The Stacks project

36.38 K-groups

A tiny bit about $K_0$ of various categories associated to schemes. Previous material can be found in Algebra, Section 10.55, Homology, Section 12.11, Derived Categories, Section 13.28, and More on Algebra, Lemma 15.119.2.

Analogous to Algebra, Section 10.55 we will define two $K$-groups $K'_0(X)$ and $K_0(X)$ for any Noetherian scheme $X$. The first will use coherent $\mathcal{O}_ X$-modules and the second will use finite locally free $\mathcal{O}_ X$-modules.

Lemma 36.38.1. Let $X$ be a Noetherian scheme.
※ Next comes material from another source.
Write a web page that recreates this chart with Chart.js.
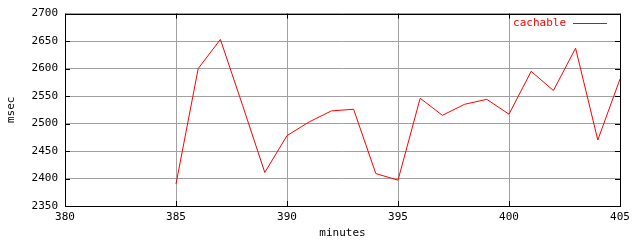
<!DOCTYPE html>
<html>
<head>
<meta charset="utf-8">
<script src="https://cdn.jsdelivr.net/npm/chart.js@4"></script>
<style>
  html, body { margin: 0; padding: 0; background: #fff; }
  #wrap { width: 640px; height: 240px; }
</style>
</head>
<body>
<div id="wrap"><canvas id="chart" width="640" height="240"></canvas></div>
<script>
const minutes = [385, 386, 387, 388, 389, 390, 391, 392, 393, 394, 395,
                 396, 397, 398, 399, 400, 401, 402, 403, 404, 405];
const cachable = [2390, 2600, 2653, 2533, 2411, 2478, 2503, 2523, 2526, 2409, 2397,
                  2546, 2515, 2535, 2544, 2517, 2595, 2560, 2637, 2470, 2581];
const xTicks = [380, 385, 390, 395, 400, 405];
const yTicks = [2350, 2400, 2450, 2500, 2550, 2600, 2650, 2700];

const font = { family: "DejaVu Sans Mono", size: 11 };

// box round the plot, small black tick marks, and the gnuplot style key
const frame = {
  id: "frame",
  afterDraw(chart) {
    const { ctx, chartArea: a, scales } = chart;
    ctx.save();
    ctx.strokeStyle = "#000";
    ctx.lineWidth = 1;
    ctx.beginPath();
    xTicks.forEach(v => {
      const x = Math.round(scales.x.getPixelForValue(v)) + 0.5;
      ctx.moveTo(x, a.top); ctx.lineTo(x, a.top + 5);
      ctx.moveTo(x, a.bottom); ctx.lineTo(x, a.bottom - 5);
    });
    yTicks.forEach(v => {
      const y = Math.round(scales.y.getPixelForValue(v)) + 0.5;
      ctx.moveTo(a.left, y); ctx.lineTo(a.left + 5, y);
      ctx.moveTo(a.right, y); ctx.lineTo(a.right - 5, y);
    });
    ctx.stroke();
    ctx.strokeRect(Math.round(a.left) + 0.5, Math.round(a.top) + 0.5,
                   Math.round(a.right - a.left), Math.round(a.bottom - a.top));

    const ds = chart.data.datasets[0];
    ctx.fillStyle = ds.borderColor;
    ctx.font = "11px 'DejaVu Sans Mono'";
    ctx.textAlign = "right";
    ctx.textBaseline = "middle";
    ctx.fillText(ds.label, 566, 23);
    ctx.strokeStyle = ds.borderColor;
    ctx.beginPath();
    ctx.moveTo(573, 23.5); ctx.lineTo(607, 23.5);
    ctx.stroke();
    ctx.restore();
  }
};

new Chart(document.getElementById("chart"), {
  type: "line",
  data: {
    datasets: [{
      label: "cachable",
      data: minutes.map((m, i) => ({ x: m, y: cachable[i] })),
      borderColor: "#ff0000",
      borderWidth: 1,
      pointRadius: 0,
      tension: 0,
      fill: false
    }]
  },
  options: {
    responsive: false,
    animation: false,
    layout: { padding: { top: 13, right: 20, left: 0, bottom: 0 } },
    plugins: { legend: { display: false }, tooltip: { enabled: false } },
    scales: {
      x: {
        type: "linear",
        min: 380, max: 405,
        afterBuildTicks: s => { s.ticks = xTicks.map(v => ({ value: v })); },
        afterFit: s => { s.height = 34; },
        grid: { color: "#a0a0a0", drawTicks: false },
        border: { display: false },
        ticks: { color: "#000", font, padding: 5, maxRotation: 0, callback: v => String(v) },
        title: { display: true, text: "minutes", color: "#000", font, padding: 0 }
      },
      y: {
        min: 2350, max: 2700,
        afterBuildTicks: s => { s.ticks = yTicks.map(v => ({ value: v })); },
        afterFit: s => { s.width = 65; },
        grid: { color: "#a0a0a0", drawTicks: false },
        border: { display: false },
        ticks: { color: "#000", font, padding: 7, callback: v => String(v) },
        title: { display: true, text: "msec", color: "#000", font, padding: { top: 5 } }
      }
    }
  },
  plugins: [frame]
});
</script>
</body>
</html>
Then

\[ K_0(\textit{Coh}(\mathcal{O}_ X)) = K_0(D^ b(\textit{Coh}(\mathcal{O}_ X)) = K_0(D^ b_{\textit{Coh}}(\mathcal{O}_ X)) \]

Proof. The first equality is Derived Categories, Lemma 13.28.2. We have $K_0(\textit{Coh}(\mathcal{O}_ X)) = K_0(D^ b_{\textit{Coh}}(\mathcal{O}_ X))$ by Derived Categories, Lemma 13.28.5. This proves the lemma. (We can also use that $D^ b(\textit{Coh}(\mathcal{O}_ X)) = D^ b_{\textit{Coh}}(\mathcal{O}_ X)$ by Proposition 36.11.2 to see the second equality.) $\square$

Here is the definition.

Definition 36.38.2. Let $X$ be a scheme.

  1. We denote $K_0(X)$ the Grothendieck group of $X$. It is the zeroth K-group of the strictly full, saturated, triangulated subcategory $D_{perf}(\mathcal{O}_ X)$ of $D(\mathcal{O}_ X)$ consisting of perfect objects. In a formula

    \[ K_0(X) = K_0(D_{perf}(\mathcal{O}_ X)) \]
  2. If $X$ is locally Noetherian, then we denote $K'_0(X)$ the Grothendieck group of coherent sheaves on $X$. It is the is the zeroth $K$-group of the abelian category of coherent $\mathcal{O}_ X$-modules. In a formula

    \[ K'_0(X) = K_0(\textit{Coh}(\mathcal{O}_ X)) \]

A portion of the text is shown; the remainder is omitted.